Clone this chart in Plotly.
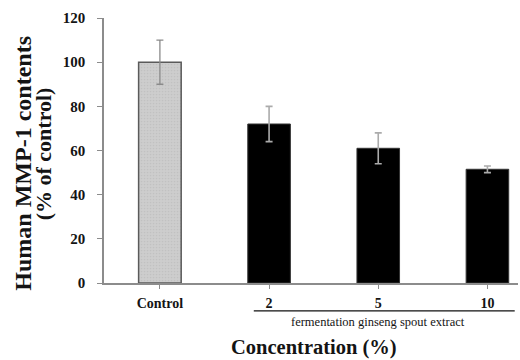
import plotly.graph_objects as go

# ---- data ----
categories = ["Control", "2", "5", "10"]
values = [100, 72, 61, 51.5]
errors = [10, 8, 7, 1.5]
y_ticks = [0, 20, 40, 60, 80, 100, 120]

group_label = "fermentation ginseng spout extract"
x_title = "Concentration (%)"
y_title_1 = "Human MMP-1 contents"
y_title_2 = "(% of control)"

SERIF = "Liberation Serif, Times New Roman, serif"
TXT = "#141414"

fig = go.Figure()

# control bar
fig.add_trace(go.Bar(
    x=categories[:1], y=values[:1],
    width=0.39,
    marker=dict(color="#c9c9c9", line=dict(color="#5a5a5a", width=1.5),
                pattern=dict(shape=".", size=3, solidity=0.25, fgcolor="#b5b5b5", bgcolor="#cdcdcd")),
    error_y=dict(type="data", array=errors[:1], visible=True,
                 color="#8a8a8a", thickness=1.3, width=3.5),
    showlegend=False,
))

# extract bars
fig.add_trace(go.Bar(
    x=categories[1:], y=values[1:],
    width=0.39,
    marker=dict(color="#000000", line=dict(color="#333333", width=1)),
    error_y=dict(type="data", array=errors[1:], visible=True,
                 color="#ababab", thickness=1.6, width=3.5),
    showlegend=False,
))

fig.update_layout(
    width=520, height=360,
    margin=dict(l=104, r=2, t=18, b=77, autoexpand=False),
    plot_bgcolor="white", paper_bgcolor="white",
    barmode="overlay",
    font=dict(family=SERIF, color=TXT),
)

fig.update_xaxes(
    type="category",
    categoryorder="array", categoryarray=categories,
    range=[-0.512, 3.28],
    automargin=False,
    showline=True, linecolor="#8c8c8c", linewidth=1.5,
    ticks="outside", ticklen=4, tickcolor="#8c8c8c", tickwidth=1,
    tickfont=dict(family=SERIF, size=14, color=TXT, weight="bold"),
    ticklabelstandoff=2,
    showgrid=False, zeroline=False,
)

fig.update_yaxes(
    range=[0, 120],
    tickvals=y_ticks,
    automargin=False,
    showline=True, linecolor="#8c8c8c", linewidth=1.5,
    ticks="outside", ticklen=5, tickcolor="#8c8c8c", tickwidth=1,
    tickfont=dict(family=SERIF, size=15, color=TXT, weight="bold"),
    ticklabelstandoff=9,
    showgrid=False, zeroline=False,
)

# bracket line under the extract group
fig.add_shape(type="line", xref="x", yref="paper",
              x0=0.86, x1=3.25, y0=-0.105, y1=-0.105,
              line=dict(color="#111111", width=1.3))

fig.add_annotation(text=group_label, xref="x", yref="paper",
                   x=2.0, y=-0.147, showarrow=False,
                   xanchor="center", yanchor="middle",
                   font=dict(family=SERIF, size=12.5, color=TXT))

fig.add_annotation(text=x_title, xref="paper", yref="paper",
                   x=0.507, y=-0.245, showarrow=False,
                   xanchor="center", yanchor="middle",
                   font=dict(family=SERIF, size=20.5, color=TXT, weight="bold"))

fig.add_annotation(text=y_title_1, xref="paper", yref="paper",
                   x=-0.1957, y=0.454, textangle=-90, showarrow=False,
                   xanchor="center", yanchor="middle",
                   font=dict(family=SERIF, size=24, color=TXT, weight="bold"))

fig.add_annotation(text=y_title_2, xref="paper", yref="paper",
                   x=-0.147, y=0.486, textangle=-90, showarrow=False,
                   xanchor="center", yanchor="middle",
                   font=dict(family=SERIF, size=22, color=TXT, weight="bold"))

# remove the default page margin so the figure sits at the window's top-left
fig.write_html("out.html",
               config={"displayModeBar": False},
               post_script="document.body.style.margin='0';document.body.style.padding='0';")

-------

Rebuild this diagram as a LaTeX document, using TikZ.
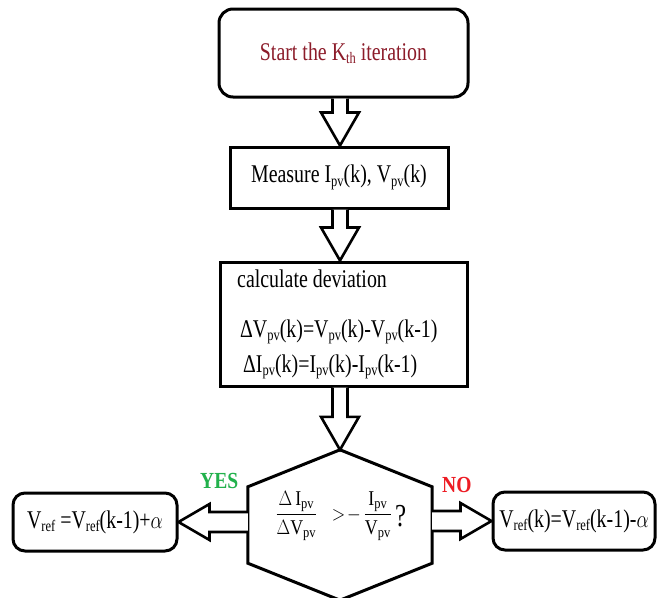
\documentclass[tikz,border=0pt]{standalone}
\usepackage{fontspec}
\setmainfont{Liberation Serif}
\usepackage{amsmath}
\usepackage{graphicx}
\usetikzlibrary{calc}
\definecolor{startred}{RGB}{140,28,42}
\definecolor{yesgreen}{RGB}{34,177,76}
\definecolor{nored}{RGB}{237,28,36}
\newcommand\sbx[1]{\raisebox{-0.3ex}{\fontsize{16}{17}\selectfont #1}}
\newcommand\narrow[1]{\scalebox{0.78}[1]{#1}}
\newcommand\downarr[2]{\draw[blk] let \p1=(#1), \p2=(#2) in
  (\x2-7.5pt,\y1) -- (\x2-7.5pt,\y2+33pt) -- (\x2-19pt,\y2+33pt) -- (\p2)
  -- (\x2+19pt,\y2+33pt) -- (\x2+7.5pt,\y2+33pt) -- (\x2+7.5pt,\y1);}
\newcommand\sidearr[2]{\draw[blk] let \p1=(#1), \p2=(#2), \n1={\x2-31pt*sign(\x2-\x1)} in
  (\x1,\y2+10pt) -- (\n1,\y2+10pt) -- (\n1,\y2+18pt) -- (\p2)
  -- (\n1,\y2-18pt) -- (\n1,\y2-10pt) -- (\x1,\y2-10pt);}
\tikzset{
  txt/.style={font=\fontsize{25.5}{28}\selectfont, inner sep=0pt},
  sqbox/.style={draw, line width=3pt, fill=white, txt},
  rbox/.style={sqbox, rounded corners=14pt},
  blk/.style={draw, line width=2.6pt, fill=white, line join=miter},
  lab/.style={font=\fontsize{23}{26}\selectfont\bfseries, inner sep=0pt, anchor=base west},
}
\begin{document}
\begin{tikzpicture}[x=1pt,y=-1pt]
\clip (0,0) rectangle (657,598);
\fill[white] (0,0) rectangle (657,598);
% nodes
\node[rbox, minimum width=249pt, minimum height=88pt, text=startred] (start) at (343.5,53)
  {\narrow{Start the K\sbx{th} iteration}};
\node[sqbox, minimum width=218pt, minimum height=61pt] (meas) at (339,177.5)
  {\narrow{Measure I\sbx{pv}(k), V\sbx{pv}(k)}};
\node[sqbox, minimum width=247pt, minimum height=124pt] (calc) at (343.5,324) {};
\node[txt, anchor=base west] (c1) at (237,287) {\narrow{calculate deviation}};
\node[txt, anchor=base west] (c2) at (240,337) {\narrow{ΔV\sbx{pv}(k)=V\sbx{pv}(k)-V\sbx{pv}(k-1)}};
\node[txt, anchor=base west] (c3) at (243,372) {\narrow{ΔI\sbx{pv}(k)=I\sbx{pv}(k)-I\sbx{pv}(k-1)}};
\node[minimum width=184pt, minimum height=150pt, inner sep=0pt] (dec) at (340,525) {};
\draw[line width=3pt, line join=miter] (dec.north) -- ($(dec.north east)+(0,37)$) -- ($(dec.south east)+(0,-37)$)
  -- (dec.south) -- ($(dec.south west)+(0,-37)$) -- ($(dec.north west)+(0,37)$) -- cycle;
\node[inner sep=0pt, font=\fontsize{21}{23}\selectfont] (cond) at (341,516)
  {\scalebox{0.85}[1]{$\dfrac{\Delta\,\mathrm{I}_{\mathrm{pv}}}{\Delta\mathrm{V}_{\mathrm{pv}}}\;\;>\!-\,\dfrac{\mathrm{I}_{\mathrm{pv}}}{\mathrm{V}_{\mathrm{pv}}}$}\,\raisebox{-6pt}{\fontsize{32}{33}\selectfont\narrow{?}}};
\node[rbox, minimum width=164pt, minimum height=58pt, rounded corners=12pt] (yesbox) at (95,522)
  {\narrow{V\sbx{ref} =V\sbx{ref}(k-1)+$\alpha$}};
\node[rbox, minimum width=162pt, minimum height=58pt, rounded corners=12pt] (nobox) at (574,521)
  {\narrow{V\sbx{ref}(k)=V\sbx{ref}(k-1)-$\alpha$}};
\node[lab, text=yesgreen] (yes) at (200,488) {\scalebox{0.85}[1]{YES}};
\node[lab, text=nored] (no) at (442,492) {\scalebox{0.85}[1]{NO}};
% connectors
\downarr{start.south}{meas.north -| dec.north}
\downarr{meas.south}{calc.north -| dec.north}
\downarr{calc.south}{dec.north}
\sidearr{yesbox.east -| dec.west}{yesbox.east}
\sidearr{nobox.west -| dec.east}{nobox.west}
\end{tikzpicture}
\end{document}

-------

DIRECTION: Repeat exactly, and only, the lines from the one containing "Clone this chart in Plotly." through the one containing "y_ticks = [0, 20, 40, 60, 80, 100, 120]", both included, without the pictures.

OUTPUT OF THE TASK:
Clone this chart in Plotly.
import plotly.graph_objects as go

# ---- data ----
categories = ["Control", "2", "5", "10"]
values = [100, 72, 61, 51.5]
errors = [10, 8, 7, 1.5]
y_ticks = [0, 20, 40, 60, 80, 100, 120]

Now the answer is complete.